Our mission is to empower data analysts and enable them to derive insight from massive, heterogeneous, and fast-evolving data sets.
Our team
Our key areas of activity include scalable data management systems and tools, data mining, and open data/information marketplaces.
The research department lead by Prof. Dr. Markl is in close cooperation with the Database Systems and Information Management Group (DIMA) at TU Berlin and participates in the Berlin Big Data Center (BBDC).
The BBDC, funded by the Federal Ministry of Education and Research (BMBF), is a competence center for big data under the management of TU Berlin.

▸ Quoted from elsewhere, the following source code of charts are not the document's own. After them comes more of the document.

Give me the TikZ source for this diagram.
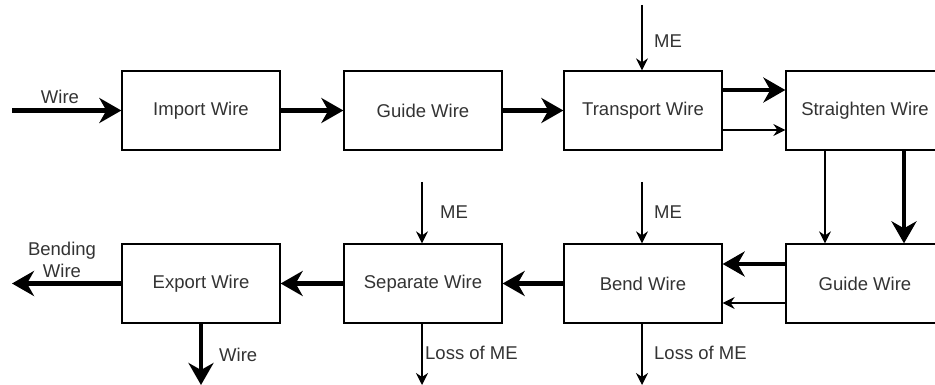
\documentclass[tikz,border=0pt]{standalone}
\usepackage{fontspec}
\setmainfont{Liberation Sans}
\usetikzlibrary{arrows.meta}
\definecolor{txt}{HTML}{333333}
\tikzset{
  x=1pt, y=-1pt,
  proc/.style={draw=black, line width=1.3pt, fill=white, minimum width=158pt,
    minimum height=79pt, inner sep=0pt, text=txt, font=\fontsize{18.5}{21}\selectfont},
  heavy/.style={line width=4.5pt, -{Stealth[length=22pt, width=25pt, inset=7pt]}},
  light/.style={line width=1.3pt, -{Stealth[length=12pt, width=12pt, inset=4pt]}},
  lbl/.style={text=txt, font=\fontsize{18.5}{22}\selectfont, inner sep=0pt, align=center},
}
\begin{document}
\begin{tikzpicture}
\clip (0,0) rectangle (935,385);
\fill[white] (0,0) rectangle (935,385);

% top row
\node[proc] (import) at (201,110.5) {Import Wire};
\node[proc] (guide1) at (423,110.5) {Guide Wire};
\node[proc] (transport) at (643,110.5) {Transport Wire};
\node[proc] (straight) at (865,110.5) {Straighten Wire};

% bottom row
\node[proc] (export) at (201,283.5) {Export Wire};
\node[proc] (separate) at (423,283.5) {Separate Wire};
\node[proc] (bend) at (643,283.5) {Bend Wire};
\node[proc] (guide2) at (865,283.5) {Guide Wire};

% free ends
\coordinate (inw) at (12,110.5);
\coordinate (outw) at (12,283.5);
\coordinate (outd) at (201,385);
\coordinate (meT) at (642,5);
\coordinate (meS) at (422,182);
\coordinate (meB) at (642,182);
\coordinate (lossS) at (422,385);
\coordinate (lossB) at (642,385);

% wire flow
\draw[heavy] (inw) -- (import.west);
\draw[heavy] (import.east) -- (guide1.west);
\draw[heavy] (guide1.east) -- (transport.west);
\draw[heavy] (transport.east |- 0,90) -- (straight.west |- 0,90);
\draw[light] (transport.east |- 0,130) -- (straight.west |- 0,130);
\draw[light] (straight.south -| 825,0) -- (guide2.north -| 825,0);
\draw[heavy] (straight.south -| 904,0) -- (guide2.north -| 904,0);
\draw[heavy] (guide2.west |- 0,264) -- (bend.east |- 0,264);
\draw[light] (guide2.west |- 0,303) -- (bend.east |- 0,303);
\draw[heavy] (bend.west) -- (separate.east);
\draw[heavy] (separate.west) -- (export.east);
\draw[heavy] (export.west) -- (outw);
\draw[heavy] (export.south) -- (outd);

% mechanical energy
\draw[light] (meT) -- (transport.north -| meT);
\draw[light] (meS) -- (separate.north -| meS);
\draw[light] (meB) -- (bend.north -| meB);
\draw[light] (separate.south -| lossS) -- (lossS);
\draw[light] (bend.south -| lossB) -- (lossB);

% labels
\node[lbl] at (60,97) {Wire};
\node[lbl] at (62,260) {Bending\\Wire};
\node[lbl, anchor=west] at (219,355) {Wire};
\node[lbl, anchor=west] at (654,41) {ME};
\node[lbl, anchor=west] at (440,212) {ME};
\node[lbl, anchor=west] at (654,212) {ME};
\node[lbl, anchor=west] at (425,353) {Loss of ME};
\node[lbl, anchor=west] at (654,353) {Loss of ME};
\end{tikzpicture}
\end{document}
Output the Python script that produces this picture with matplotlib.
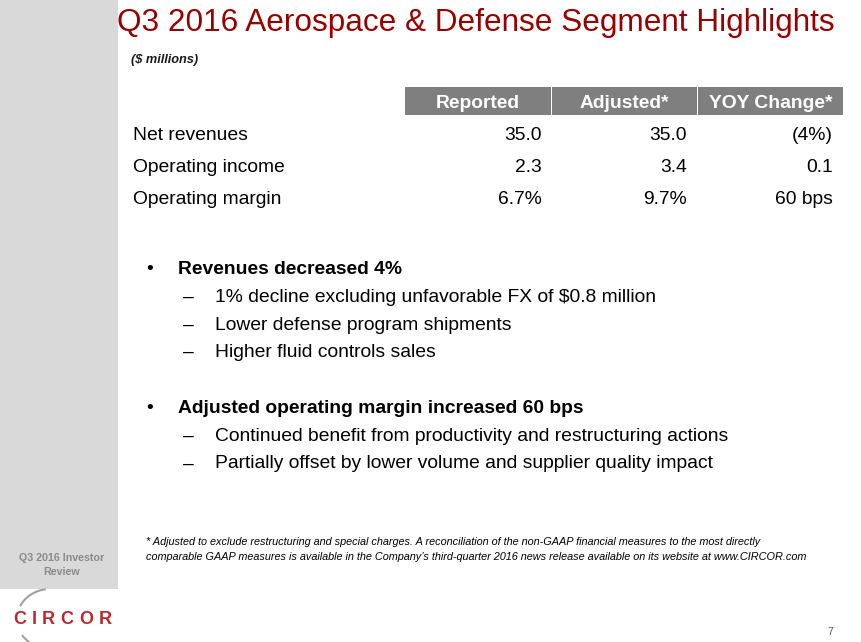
import matplotlib
matplotlib.use("Agg")
import matplotlib.pyplot as plt
from matplotlib.patches import Rectangle, Arc

plt.rcParams['font.family'] = ['Liberation Sans', 'DejaVu Sans']

title = "Q3 2016 Aerospace & Defense Segment Highlights"
subtitle = "($ millions)"
columns = ["Reported", "Adjusted*", "YOY Change*"]
row_labels = ["Net revenues", "Operating income", "Operating margin"]
reported = ["35.0", "2.3", "6.7%"]
adjusted = ["35.0", "3.4", "9.7%"]
yoy = ["(4%)", "0.1", "60 bps"]
bullets = [
    ("Revenues decreased 4%", [
        "1% decline excluding unfavorable FX of $0.8 million",
        "Lower defense program shipments",
        "Higher fluid controls sales",
    ]),
    ("Adjusted operating margin increased 60 bps", [
        "Continued benefit from productivity and restructuring actions",
        "Partially offset by lower volume and supplier quality impact",
    ]),
]
footnote = ["* Adjusted to exclude restructuring and special charges. A reconciliation of the non-GAAP financial measures to the most directly",
            "comparable GAAP measures is available in the Company\u2019s third-quarter 2016 news release available on its website at www.CIRCOR.com"]
sidebar_lines = ["Q3 2016 Investor", "Review"]
logo_letters = list("CIRCOR")
page = "7"

W, H = 862, 642
fig = plt.figure(figsize=(W / 100, H / 100), dpi=100)
ax = fig.add_axes([0, 0, 1, 1])
ax.set_xlim(0, W)
ax.set_ylim(H, 0)
ax.axis('off')

BODY = 13.85

# sidebar
ax.add_patch(Rectangle((0, 0), 118, 589, color='#d9d9d9', lw=0))
for i, s in enumerate(sidebar_lines):
    ax.text(62, 561 + 14 * i, s, ha='center', va='baseline', fontsize=7.7, fontweight='bold',
            color='#8a8a8a')

# title
ax.text(117, 31, title, ha='left', va='baseline', fontsize=22.7, color='#990000')
ax.text(131, 63, subtitle, ha='left', va='baseline', fontsize=9.2, fontweight='bold',
        fontstyle='italic', color='#1a1a1a')

# table header
col_right = [541.5, 687, 833]
col_left = [405, 552, 698]
col_w = [146, 145, 145]
for i, c in enumerate(columns):
    ax.add_patch(Rectangle((col_left[i], 87), col_w[i], 28, color='#7f7f7f', lw=0))
    ax.text(col_left[i] + col_w[i] / 2, 108.5, c, ha='center', va='baseline', fontsize=BODY,
            fontweight='bold', color='white')

row_base = [140.5, 172.5, 204.5]
for r, lab in enumerate(row_labels):
    ax.text(133, row_base[r], lab, ha='left', va='baseline', fontsize=BODY, color='black')
    for ci, vals in enumerate([reported, adjusted, yoy]):
        ax.text(col_right[ci], row_base[r], vals[r], ha='right', va='baseline', fontsize=BODY,
                color='black')

# bullets
y = 274
for bi, (head, subs) in enumerate(bullets):
    ax.text(146, y, "\u2022", ha='left', va='baseline', fontsize=BODY, color='black')
    ax.text(178, y, head, ha='left', va='baseline', fontsize=BODY, fontweight='bold', color='black')
    y += 28
    for s in subs:
        ax.text(183, y, "\u2013", ha='left', va='baseline', fontsize=BODY, color='black')
        ax.text(215, y, s, ha='left', va='baseline', fontsize=BODY, color='black')
        y += 27.5
    y += 28.5

# footnote
for i, s in enumerate(footnote):
    ax.text(146, 545 + 15 * i, s, ha='left', va='baseline', fontsize=7.8,
            fontstyle='italic', color='black')

# page number
ax.text(830, 635, page, ha='center', va='baseline', fontsize=7.5, color='#555555')

# logo (y axis inverted: data angles 180-360 appear on top)
ax.add_patch(Arc((50, 619), 66, 60, theta1=203, theta2=262, color='#a0a0a0', lw=1.5))
ax.add_patch(Arc((50, 619), 66, 60, theta1=110, theta2=150, color='#a0a0a0', lw=1.5))
logo_x = [20, 34.5, 48.5, 67, 86.5, 105]
for lx, ch in zip(logo_x, logo_letters):
    ax.text(lx, 624, ch, ha='center', va='baseline', fontsize=13, fontweight='bold',
            color='#c0272d')

fig.savefig("out.png", dpi=100)
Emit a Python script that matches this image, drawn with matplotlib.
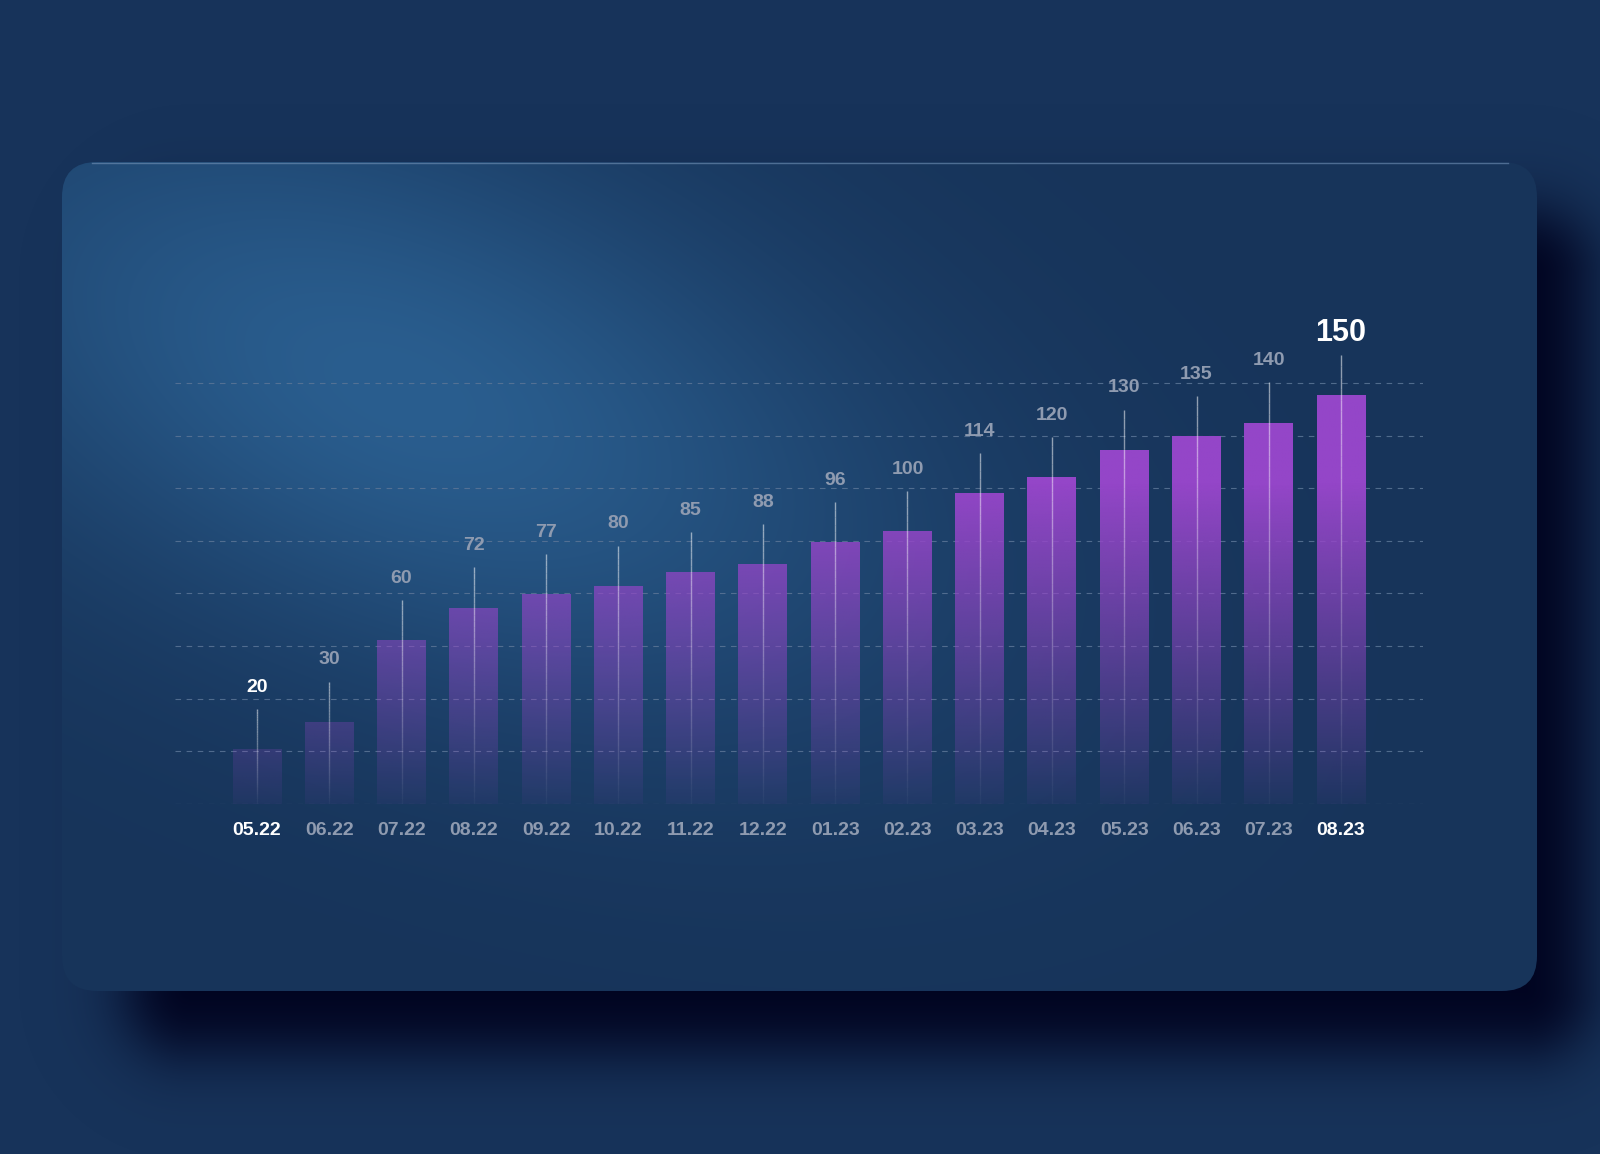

“Apache Flink” [1] is a stream-processing framework for distributed, high-performing, always-available, and accurate data streaming applications. It originated from the joined research project "Stratosphere" [2], funded by the Deutsche Forschungsgemeinschaft (DFG). After a successful incubator phase, Flink graduated to a top-level project of the Apache Foundation [3] and became one of the most important and promising projects within the Apache Big Data Stack. Flink has a big and lively community, numerous well-known users, such as Zalando, Alibaba, and Netflix, and features it's own annually conference “FlinkForward” [4] taking place in Berlin and San Francisco.
Emma is a quotation-based Scala DSL that enables holistic optimizations of data flow programs for scalable data analysis on Apache Flink and Spark.
The Myriad Toolkit facilitates the specification of scalable data generation programs with complex statistical constraints via a special XML data generator prototyping language.
The Myriad Toolkit uses advanced PRNG algorithms to implement offset-based access to the elements of the generated domain type sequences within a bounded time. This feature facilitates an efficient data-parallel execution mode. Data generation programs created with the Myriad Toolkit therefore can be scaled-out in a massively parallel manner in order to quickly generate large synthetic datatets with complex statistical dependencies.
Peel is a framework that helps you to define, execute, analyze, and share experiments for distributed systems and algorithms. A Peel package bundles together the configuration data, datasets, and workload applications required for the execution of a particular collection of experiments. Peel bundles can be largely decoupled from the underlying operational environment and easily migrated and reproduced to new environments.